Key not found in checkpoint when restoring saved model

Question

Key not found in checkpoint when restoring saved model

Closed this issue 5 years ago · 4 comments

Hello,

I'm trying to test deephyp using the provided examples scripts, and experiencing an error when using the trained model for testing @ line 45 of autoencoder_test_MLP_basic.py:
dataZ = net.encoder( modelName='csa_100', dataSamples=hypData.spectraPrep )

The file models\test_ae_mlp\epoch_100\model.ckpt exists but the following error is raised :

NotFoundError: Restoring from checkpoint failed. This is most likely due to a Variable name or other graph key that is missing from the checkpoint.

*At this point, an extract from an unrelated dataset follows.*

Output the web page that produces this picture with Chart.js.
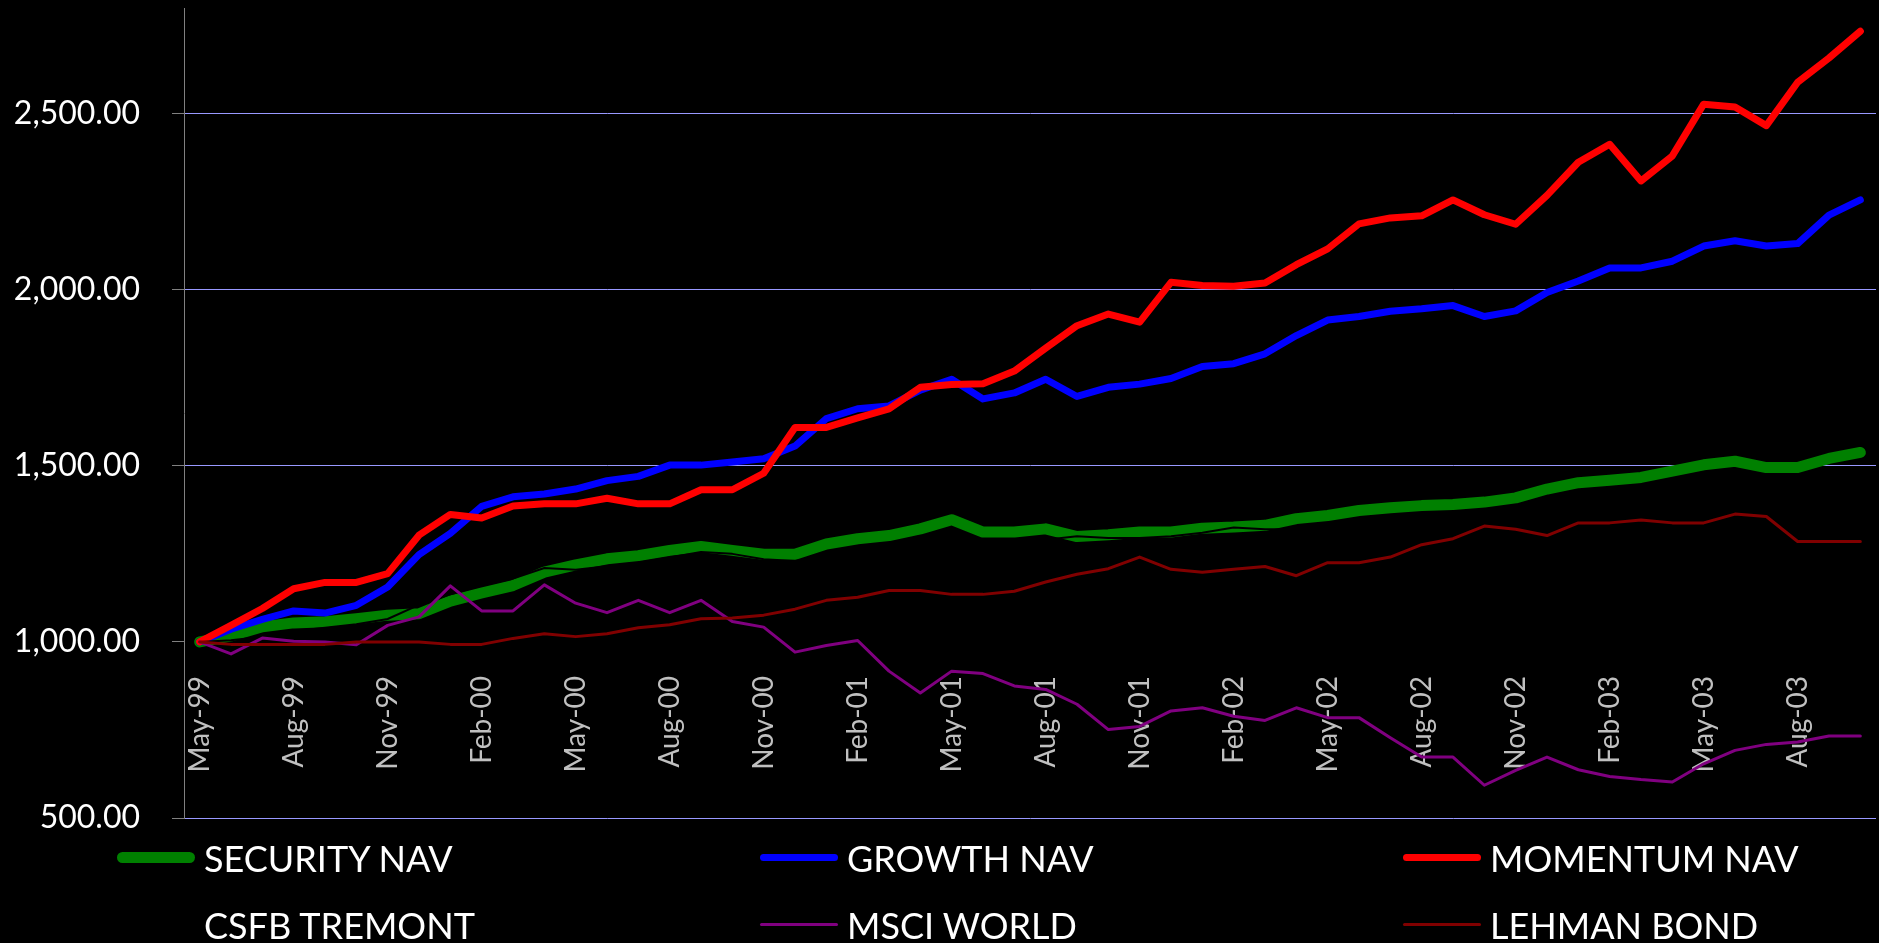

Please ensure that you have not altered the graph expected based on the checkpoint. Original error:
Key Variable_72 not found in checkpoint
[[node save_5/RestoreV2 (defined at ..\deephyp\network_ops.py:300) ]]

My config :

Win10 with Anaconda
Python 3.5
TensorFlow 1.14.0
Numpy 1.17.2

Any ideas ?
Thanks,
Alex

Answer 1 · 2019-10-03T06:17:18.000Z

Hi Alex,

Seems that the architecture of the model that was trained is not matching the architecture of the model setup in the testing script. Just to clarify, are you importing deephyp from pypi or just working off the github repo? And are the train and test scripts you ran modified from the examples in any way?

I just cloned the github repo then and ran autoencoder_train_MLP_basic.py and autoencoder_test_MLP_basic.py as they were using python 3.5 and it didn't produce any error, so maybe try doing that first so we can rule out any system issues (if you haven't already done so).

Does the config file you get look like this?:
{"weightInitOpt": "truncated_normal", "encodersize": [50, 30, 10], "weightStd": 0.1, "activationFunc": "relu", "activationFuncFinal": "linear", "skipConnect": false, "inputSize": 103, "tiedWeights": [0, 0, 0]}

If the config file is correct but for some reason is not being read properly, you can specify the architecture without using a config file. Try and swap this line in autoencoder_test_mlp_basic.py:

net = autoencoder.mlp_1D_network( configFile=os.path.join('models','test_ae_mlp','config.json') )

with this line:

net = autoencoder.mlp_1D_network( inputSize=hypData.numBands, encoderSize=[50,30,10], activationFunc='relu',weightInitOpt='truncated_normal', tiedWeights=None, skipConnect=False )

Let me know it goes,
Lloyd

Answer 2 · 2019-10-06T13:59:16.000Z

Hi I tried this command at the end of the train script and it work for both CNN and MLP

from tensorflow.python.framework import ops
ops.reset_default_graph()

Let me know if it works for you?

Answer 3 · 2019-10-07T11:31:41.000Z

Thanks a lot for your help @lloydwindrim and @puneetmishra2
Reseting to default graph using ops.reset_default_graph() solved the issue !

Answer 4 · 2019-10-15T02:29:31.000Z

Fantastic!